— begin Collected material —

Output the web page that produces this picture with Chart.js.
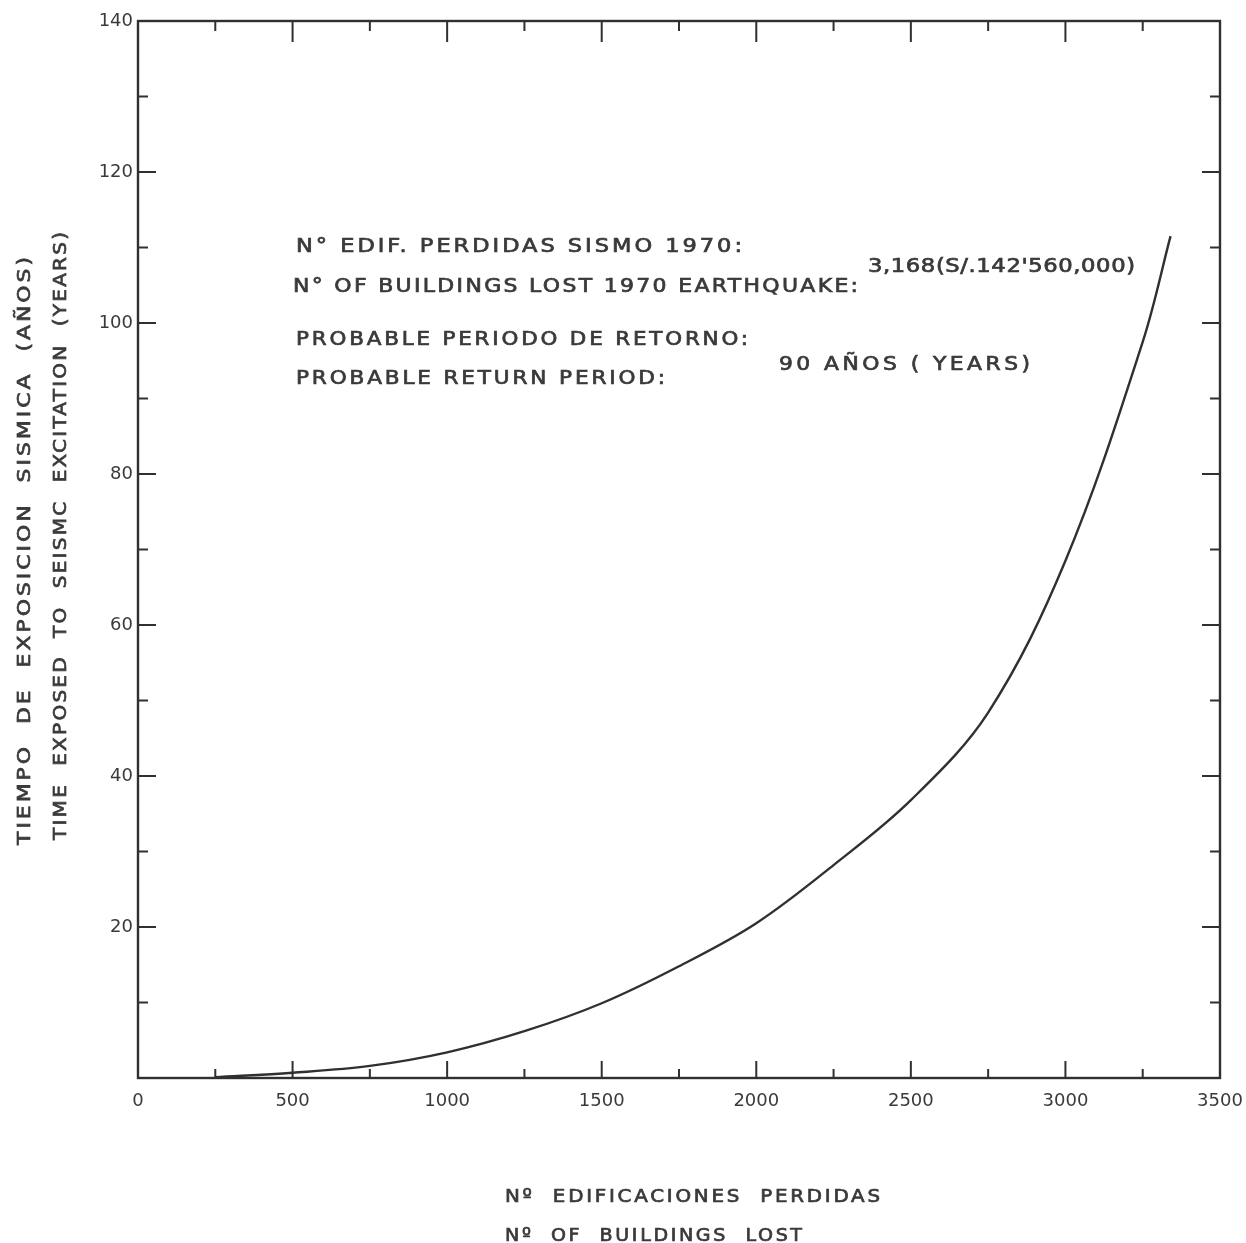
<!DOCTYPE html>
<html>
<head>
<meta charset="utf-8">
<script src="https://cdn.jsdelivr.net/npm/chart.js@4.4.1/dist/chart.umd.min.js"></script>
<style>
  html, body { margin: 0; padding: 0; background: #ffffff; }
  #wrap { position: relative; width: 1246px; height: 1243px; }
  canvas { display: block; }
</style>
</head>
<body>
<div id="wrap"><canvas id="c" width="1246" height="1243"></canvas></div>
<script>
// Buildings lost vs. exposure time curve
const buildingsLost = [250, 500, 750, 1000, 1250, 1500, 1750, 2000, 2250, 2500, 2750, 3000, 3250, 3340];
const exposureYears = [0.1, 0.7, 1.6, 3.4, 6.2, 9.9, 14.8, 20.5, 28.2, 36.8, 48.4, 68.5, 97.5, 111.5];

const xTickValues = [0, 500, 1000, 1500, 2000, 2500, 3000, 3500];
const xTickLabels = ['0', '500', '1000', '1500', '2000', '2500', '3000', '3500'];
const yTickValues = [20, 40, 60, 80, 100, 120, 140];
const yTickLabels = ['20', '40', '60', '80', '100', '120', '140'];
const xTickMarks = [250, 500, 750, 1000, 1250, 1500, 1750, 2000, 2250, 2500, 2750, 3000, 3250];
const yTickMarks = [10, 20, 30, 40, 50, 60, 70, 80, 90, 100, 110, 120, 130];

const xTitleLines = ['Nº  EDIFICACIONES  PERDIDAS', 'Nº  OF  BUILDINGS  LOST'];
const yTitleLines = ['TIEMPO  DE  EXPOSICION  SISMICA  (AÑOS)', 'TIME  EXPOSED  TO  SEISMC  EXCITATION  (YEARS)'];
const noteLines = [
  'N° EDIF. PERDIDAS SISMO 1970:',
  'N° OF BUILDINGS LOST 1970 EARTHQUAKE:',
  'PROBABLE PERIODO DE RETORNO:',
  'PROBABLE RETURN PERIOD:'
];
const noteValues = ['3,168(S/.142\'560,000)', '90 AÑOS ( YEARS)'];

const INK = '#303030';
const TEXT = '#3a3a3a';
const FONT = '"DejaVu Sans", "Liberation Sans", sans-serif';

// draws stencil-like lettering: fixed tracking, stretched horizontally to a given width
function spacedText(ctx, text, x, y, width, size, tracking) {
  ctx.save();
  ctx.font = size + 'px ' + FONT;
  ctx.letterSpacing = tracking + 'px';
  const w = ctx.measureText(text).width - tracking;
  const sx = width / w;
  ctx.translate(x, y);
  ctx.scale(sx, 1);
  ctx.textAlign = 'left';
  ctx.textBaseline = 'alphabetic';
  ctx.lineWidth = 0.7;
  ctx.strokeStyle = ctx.fillStyle;
  ctx.fillText(text, 0, 0);
  ctx.strokeText(text, 0, 0);
  ctx.restore();
}

const framePlugin = {
  id: 'frame',
  afterDatasetsDraw(chart) {
    const ctx = chart.ctx;
    const a = chart.chartArea;
    const xs = chart.scales.x, ys = chart.scales.y;
    ctx.save();
    ctx.strokeStyle = INK;
    ctx.lineWidth = 2.4;
    ctx.strokeRect(a.left, a.top, a.right - a.left, a.bottom - a.top);
    ctx.lineWidth = 2;
    ctx.beginPath();
    xTickMarks.forEach(v => {
      const px = xs.getPixelForValue(v);
      const major = v % 500 === 0;
      ctx.moveTo(px, a.bottom);
      ctx.lineTo(px, a.bottom - (major ? 17 : 9));
      ctx.moveTo(px, a.top);
      ctx.lineTo(px, a.top + (major ? 21 : 10));
    });
    yTickMarks.forEach(v => {
      const py = ys.getPixelForValue(v);
      const major = v % 20 === 0;
      ctx.moveTo(a.left, py);
      ctx.lineTo(a.left + (major ? 18 : 10), py);
      ctx.moveTo(a.right, py);
      ctx.lineTo(a.right - (major ? 18 : 10), py);
    });
    ctx.stroke();
    ctx.restore();

    // annotation block
    ctx.save();
    ctx.fillStyle = TEXT;
    spacedText(ctx, noteLines[0], 296, 252, 446, 19, 2.5);
    spacedText(ctx, noteLines[1], 293, 292, 565, 19, 2);
    spacedText(ctx, noteLines[2], 296, 345, 452, 19, 2.5);
    spacedText(ctx, noteLines[3], 296, 384, 369, 19, 2.5);
    spacedText(ctx, noteValues[0], 868, 272, 267, 19, 0.5);
    spacedText(ctx, noteValues[1], 779, 370, 251, 19, 3);

    // axis titles
    spacedText(ctx, xTitleLines[0], 505, 1202, 375, 18, 2.5);
    spacedText(ctx, xTitleLines[1], 505, 1241, 297, 18, 2.5);

    ctx.translate(30, 845);
    ctx.rotate(-Math.PI / 2);
    spacedText(ctx, yTitleLines[0], 0, 0, 588, 18, 2.5);
    ctx.restore();
    ctx.save();
    ctx.fillStyle = TEXT;
    ctx.translate(66, 840);
    ctx.rotate(-Math.PI / 2);
    spacedText(ctx, yTitleLines[1], 0, 0, 608, 18, 2);
    ctx.restore();
  }
};

new Chart(document.getElementById('c'), {
  type: 'scatter',
  data: {
    datasets: [{
      data: buildingsLost.map((x, i) => ({ x: x, y: exposureYears[i] })),
      showLine: true,
      borderColor: INK,
      borderWidth: 2.4,
      pointRadius: 0,
      tension: 0.35,
      fill: false
    }]
  },
  options: {
    responsive: false,
    animation: false,
    devicePixelRatio: 1,
    layout: { padding: { left: 0, right: 26, top: 21, bottom: 0 } },
    plugins: { legend: { display: false }, tooltip: { enabled: false } },
    scales: {
      x: {
        type: 'linear',
        min: 0, max: 3500,
        grid: { display: false, drawTicks: true, tickLength: 13 },
        border: { display: false },
        afterBuildTicks(scale) { scale.ticks = xTickValues.map(v => ({ value: v })); },
        afterFit(scale) { scale.height = 165; },
        ticks: {
          padding: 0,
          color: TEXT,
          font: { family: FONT, size: 18 },
          maxRotation: 0,
          autoSkip: false,
          callback: (v) => xTickLabels[xTickValues.indexOf(v)]
        }
      },
      y: {
        type: 'linear',
        min: 0, max: 140,
        grid: { display: false, drawTicks: false },
        border: { display: false },
        afterBuildTicks(scale) { scale.ticks = yTickValues.map(v => ({ value: v })); },
        afterFit(scale) { scale.width = 138; },
        ticks: {
          padding: 5,
          color: TEXT,
          font: { family: FONT, size: 18 },
          autoSkip: false,
          callback: (v) => yTickLabels[yTickValues.indexOf(v)]
        }
      }
    }
  },
  plugins: [framePlugin]
});
</script>
</body>
</html>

— end Collected material —

» **Set exercise**
Pictures are excluded; extract exactly the lines from the start of the data through the line that holds "68.5, 97.5, 111.5];", both ends included.

» **Written solution**
Output the web page that produces this picture with Chart.js.
<!DOCTYPE html>
<html>
<head>
<meta charset="utf-8">
<script src="https://cdn.jsdelivr.net/npm/chart.js@4.4.1/dist/chart.umd.min.js"></script>
<style>
  html, body { margin: 0; padding: 0; background: #ffffff; }
  #wrap { position: relative; width: 1246px; height: 1243px; }
  canvas { display: block; }
</style>
</head>
<body>
<div id="wrap"><canvas id="c" width="1246" height="1243"></canvas></div>
<script>
// Buildings lost vs. exposure time curve
const buildingsLost = [250, 500, 750, 1000, 1250, 1500, 1750, 2000, 2250, 2500, 2750, 3000, 3250, 3340];
const exposureYears = [0.1, 0.7, 1.6, 3.4, 6.2, 9.9, 14.8, 20.5, 28.2, 36.8, 48.4, 68.5, 97.5, 111.5];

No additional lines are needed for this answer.